One of the worst things about holidays for many people is having to leave their pets behind. But with the increasing number of pet-friendly lodgings and a more relaxed attitude towards pet travel, it is now often possible to take your pet along with you when you go on holiday. However, to ensure that you and your pet are welcome, it pays to follow some rules for “petiquette”:
- Research the places of accommodation thoroughly and check just before you leave that they have not changed their management or policy regarding pets staying with guests.
- Be specific when checking if pets are welcome – for example, many hotels do impose a size and weight restriction on canine guests and while they may be happy to accommodate a little poodle, they might not be so keen on a Great Dane. Similarly, be upfront about the kind of pet you have – most people assume you mean dog or cat when you say “pet” so be sure to check that Boris, your Burmese Python, would be just as welcome under their pet policy!
- In general, if you are travelling with a dog, it is best to have your own crate (or at least bed) so that you are confident your dog will not be destructive in the hotel room if you have to leave it unattended.
- It is best not to leave your pet unattended in your room if possible. With dogs, this can avoid any noise complaints from neighbouring rooms and with all pets, this can prevent escape or an attack if a careless staff member enters the room. Some hotels actually have a policy about not leaving pets unattended.

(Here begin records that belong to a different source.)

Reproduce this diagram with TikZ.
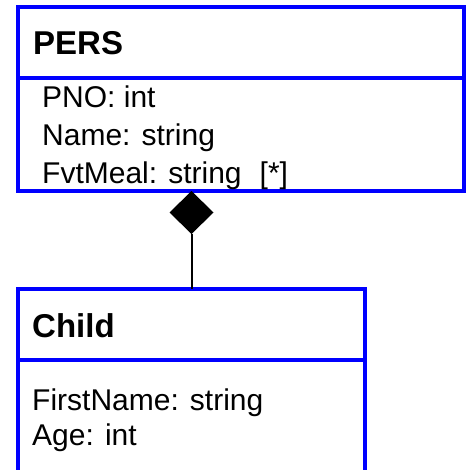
\documentclass[tikz,border=0pt]{standalone}
\usepackage{fontspec}
\setmainfont{Liberation Sans}
\usetikzlibrary{shapes.geometric}
\definecolor{umlblue}{RGB}{0,0,255}
\tikzset{
  classbox/.style={draw=umlblue, line width=4.5pt, rectangle, inner sep=0pt, outer sep=0pt},
  titletext/.style={anchor=base west, inner sep=0pt, font=\fontsize{33}{37}\selectfont\bfseries},
  attrtext/.style={anchor=base west, inner sep=0pt, font=\fontsize{30}{34}\selectfont},
  compo/.style={diamond, aspect=1, fill=black, draw=none, minimum width=44pt, minimum height=43pt, inner sep=0pt, outer sep=0pt},
  link/.style={draw=black, line width=2pt}
}
\begin{document}
\begin{tikzpicture}[x=1pt,y=-1pt]
\useasboundingbox (0,0) rectangle (466,470);
\clip (0,0) rectangle (466,470);
\fill[white] (0,0) rectangle (466,470);
% PERS class
\node[classbox, minimum width=446pt, minimum height=71pt, anchor=north west] (pershead) at (18,7) {};
\node[classbox, minimum width=446pt, minimum height=113pt, anchor=north west] (persbody) at (18,78) {};
\node[titletext] (perstitle) at (33,55) {PERS};
\node[attrtext] (pno) at (42,108) {PNO: int};
\node[attrtext] (pname) at (42,146) {Name: string};
\node[attrtext] (pmeal) at (42,183) {FvtMeal: string\hspace{0.6em}[*]};
% Child class
\node[classbox, minimum width=347pt, minimum height=71pt, anchor=north west] (childhead) at (18,289) {};
\node[classbox, minimum width=347pt, minimum height=130pt, anchor=north west] (childbody) at (18,360) {};
\node[titletext] (childtitle) at (32,337) {Child};
\node[attrtext] (cfirst) at (32,410) {FirstName: string};
\node[attrtext] (cage) at (32,445) {Age: int};
% composition
\node[compo, anchor=north] (dia) at (persbody.south -| childhead.north) {};
\draw[link] (dia.south) -- (childhead.north);
\end{tikzpicture}
\end{document}
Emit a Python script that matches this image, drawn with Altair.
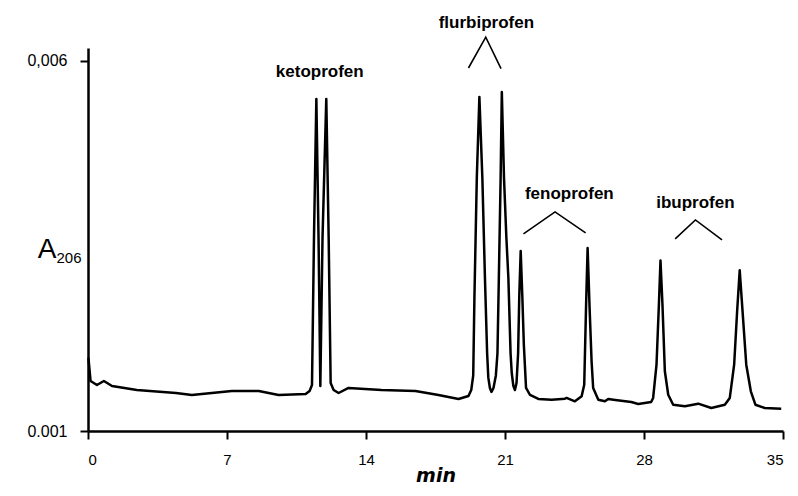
import altair as alt
import pandas as pd

# Chromatogram trace (time in min, absorbance at 206 nm)
times = [0.02, 0.13, 0.45, 0.80, 1.21, 2.46, 4.43, 5.23, 5.73, 7.24, 8.60, 9.60,
         10.96, 11.16, 11.28, 11.38, 11.50, 11.61, 11.70, 11.81, 12.00, 12.12, 12.22,
         12.37, 12.62, 13.12, 14.78, 16.49, 17.65, 18.66, 19.16, 19.30, 19.40, 19.46,
         19.58, 19.71, 19.86, 19.99, 20.10, 20.16, 20.24, 20.32, 20.42, 20.54, 20.62,
         20.69, 20.78, 20.84, 20.95, 21.07, 21.17, 21.28, 21.34, 21.42, 21.50, 21.58,
         21.66, 21.72, 21.79, 21.87, 21.95, 22.06, 22.26,
         22.68, 23.35, 24.02, 24.10, 24.52, 24.86, 24.99, 25.08, 25.16, 25.26, 25.36,
         25.44, 25.70, 26.03, 26.20, 26.55, 27.36, 27.71, 28.36, 28.46, 28.63, 28.75,
         28.83, 28.93, 29.05, 29.22, 29.47, 30.06, 30.73, 31.39, 32.07, 32.32, 32.54,
         32.69, 32.82, 32.94, 33.15, 33.38, 33.61, 34.08, 34.91]
absorbance = [0.00199, 0.001675, 0.001621, 0.001675, 0.001608, 0.001554, 0.001513,
              0.001486, 0.0015, 0.00154, 0.00154, 0.001486,
              0.0015, 0.00154, 0.001621, 0.003606, 0.005483, 0.003606, 0.001608,
              0.003606, 0.005483, 0.003606, 0.001648,
              0.001554, 0.001513, 0.001581, 0.001554, 0.00154, 0.001486, 0.001432,
              0.001473, 0.001554, 0.00175, 0.0028,
              0.004416, 0.00551, 0.004416, 0.003066, 0.00205, 0.00172, 0.00158,
              0.001527, 0.00158, 0.00175, 0.00205,
              0.003066, 0.004416, 0.005577, 0.004416, 0.003606, 0.003066, 0.00205,
              0.001783, 0.00161, 0.001554, 0.001648,
              0.00205, 0.002836, 0.00343, 0.002836, 0.002161, 0.001581, 0.001486,
              0.001432, 0.001423, 0.001436, 0.001446, 0.001401, 0.001469, 0.001625,
              0.002661, 0.003471, 0.002661, 0.001941,
              0.001581, 0.001423, 0.001401, 0.001432, 0.001419, 0.001392, 0.001365,
              0.001392, 0.001446, 0.001895, 0.002705,
              0.0033, 0.002705, 0.001806, 0.00149, 0.001355, 0.001334, 0.001369,
              0.001311, 0.001355, 0.001446, 0.001895,
              0.002616, 0.00317, 0.002705, 0.001895, 0.001536, 0.001355, 0.001311,
              0.001301]

# Peak labels
label_text = ["ketoprofen", "flurbiprofen", "fenoprofen", "ibuprofen"]
label_t = [11.67, 20.06, 24.24, 30.59]
label_v = [0.005847, 0.006509, 0.0042, 0.004079]

# Caret (^) connectors grouping peak pairs
caret_group = ["flurbiprofen"] * 3 + ["fenoprofen"] * 3 + ["ibuprofen"] * 3
caret_t = [19.16, 20.03, 20.80, 21.93, 23.52, 25.06, 29.57, 30.59, 31.93]
caret_v = [0.0059, 0.006316, 0.005892, 0.00366, 0.003957, 0.003674,
           0.003593, 0.003849, 0.003579]

x_ticks = [0, 7, 14, 21, 28, 35]
y_ticks = [0.001, 0.006]

W, H = 695, 383

trace = pd.DataFrame({"t": times, "A": absorbance, "i": range(len(times))})
labels = pd.DataFrame({"name": label_text, "t": label_t, "A": label_v})
carets = pd.DataFrame({"g": caret_group, "t": caret_t, "A": caret_v,
                       "o": list(range(len(caret_t)))})

xscale = alt.Scale(domain=[0, 35], nice=False, zero=False)
yscale = alt.Scale(domain=[0.001, 0.00617], nice=False, zero=False)

line = alt.Chart(trace).mark_line(color="black", strokeWidth=2.5, strokeJoin="round").encode(
    x=alt.X("t:Q", scale=xscale,
            axis=alt.Axis(values=x_ticks, title="min", grid=False,
                          domainColor="black", domainWidth=2.5,
                          tickColor="black", tickWidth=2, tickSize=8,
                          labelFont="Liberation Sans", labelFontSize=15,
                          labelColor="black", labelPadding=13,
                          titleFont="DejaVu Sans", titleFontSize=19,
                          titleFontStyle="italic", titleFontWeight="bold",
                          titleColor="black", titleBaseline="alphabetic",
                          titleY=50)),
    y=alt.Y("A:Q", scale=yscale,
            axis=alt.Axis(values=y_ticks, title=None, grid=False,
                          labelExpr="datum.value > 0.005 ? '0,006' : '0.001'",
                          domainColor="black", domainWidth=2.5,
                          tickColor="black", tickWidth=2, tickSize=8,
                          labelFont="Liberation Sans", labelFontSize=16,
                          labelColor="black", labelPadding=13)),
    order="i:Q",
)

caret_lines = alt.Chart(carets).mark_line(color="black", strokeWidth=1.6).encode(
    x=alt.X("t:Q", scale=xscale),
    y=alt.Y("A:Q", scale=yscale),
    detail="g:N",
    order="o:Q",
)

text = alt.Chart(labels).mark_text(font="Liberation Sans", fontSize=17,
                                   fontWeight="bold", color="black",
                                   baseline="middle", align="center").encode(
    x=alt.X("t:Q", scale=xscale),
    y=alt.Y("A:Q", scale=yscale),
    text="name:N",
)

title_df = pd.DataFrame({"s": ["A", "206"], "k": [0, 1]})
title_A = alt.Chart(title_df).transform_filter("datum.k == 0").mark_text(
    font="Liberation Sans", fontSize=28, color="black", align="center",
    baseline="middle").encode(x=alt.value(-41), y=alt.value(202), text="s:N")
title_sub = alt.Chart(title_df).transform_filter("datum.k == 1").mark_text(
    font="Liberation Sans", fontSize=15, color="black", align="center",
    baseline="middle").encode(x=alt.value(-19), y=alt.value(210), text="s:N")

chart = alt.layer(line, caret_lines, text, title_A, title_sub).properties(
    width=W, height=H,
    autosize=alt.AutoSizeParams(type="none"),
    padding={"left": 80, "top": 40, "right": 7, "bottom": 55},
    background="white",
).configure_view(stroke=None)

chart.save("out.html", embed_options={"renderer": "svg", "actions": False})
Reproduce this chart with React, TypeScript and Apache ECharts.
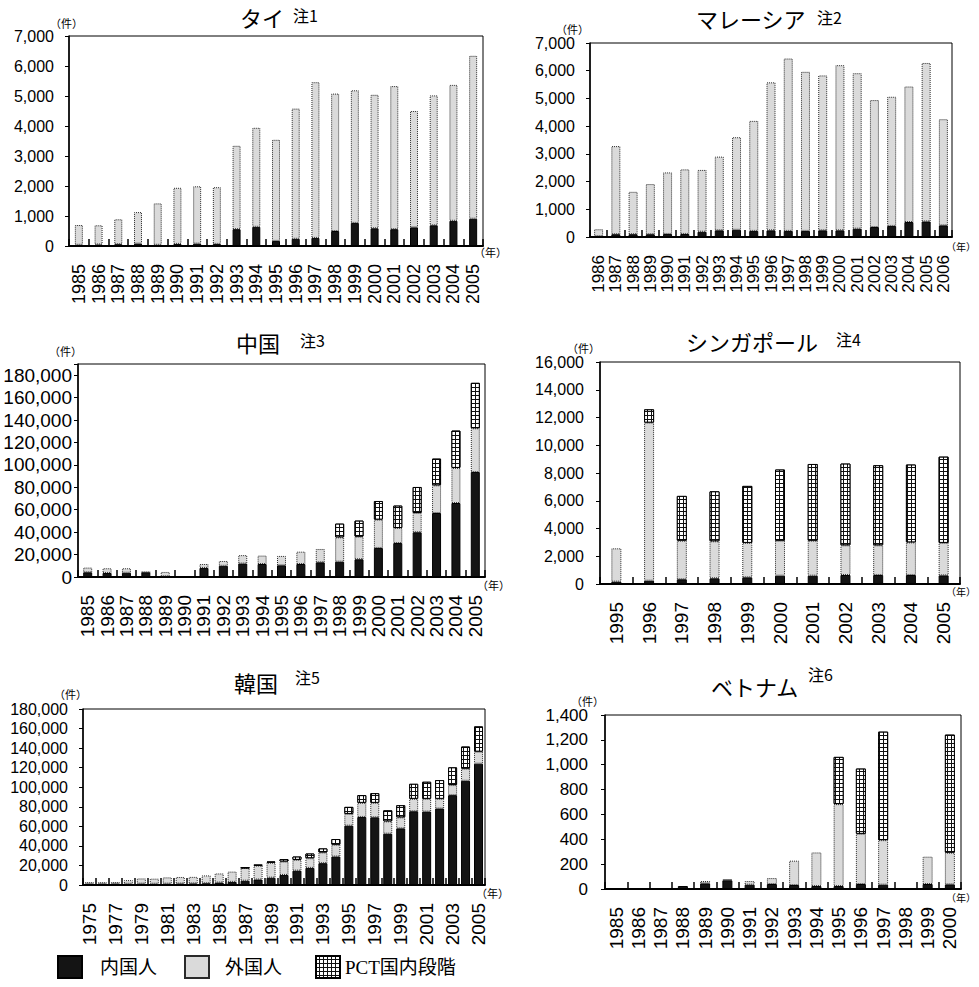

- Be courteous around the hotel with your pet – for example, do not allow it into the hotel pool and make sure it only toilets in appropriate areas. (Of course, make sure you pick up after your pet when it toilets). Do not allow your pet to trample on carefully tended flower beds or manicured lawns and do not allow it to disturb other guests. If your pet makes a mess (eg, vomits), apologise and clean it up promptly.
- Always keep your pet on leash or contained in its cage in public areas – there are many people who are scared of animals or severely allergic and it is your responsibility to make sure that your pet does not affect them.
- Request a ground-floor room if possible as this will mean easier access for you and your pet, as well as avoiding the challenges of things like lifts which your pet may not be accustomed to.
- Teach your dog basic obedience before you embark on your trip. It is essential that you have good control over your animal and that it is able to behave well in a public situation, particularly when you will be taking it into unfamiliar environments with many strangers and new challenges to deal with.
- Wherever you are going and whether your trip is long or short, it is advisable to pack a “pet travel kit” which may include the following items: pet bed or crate, documents (eg. vaccination records), extra towels (clean mud, drool, vomit), sheet or blankets to cover furniture, extra leash and collar with ID tags, treats, toys, food and water bowls, toileting equipment (eg, litter tray, scoop bags) and some of your pet’s usual food.
- Carry a current photo of your pet, in case it escapes despite your best efforts and make sure it is wearing up-to-date ID tags. Think also about additional identification systems, like micro-chipping, when preparing for your holiday.
- Make sure you are aware of the emergency procedures for the hotel and make sure you have planned what to do if a disaster occurs and you have to evacuate.
Ultimately, having a safe and enjoyable hotel stay with your pet is all about planning and following the rules of common courtesy. If you do not think you would be able to deal with these additional requirements, then perhaps it would be best to leave your pet at home or in kennels/cattery where they will be safe and well-looked after.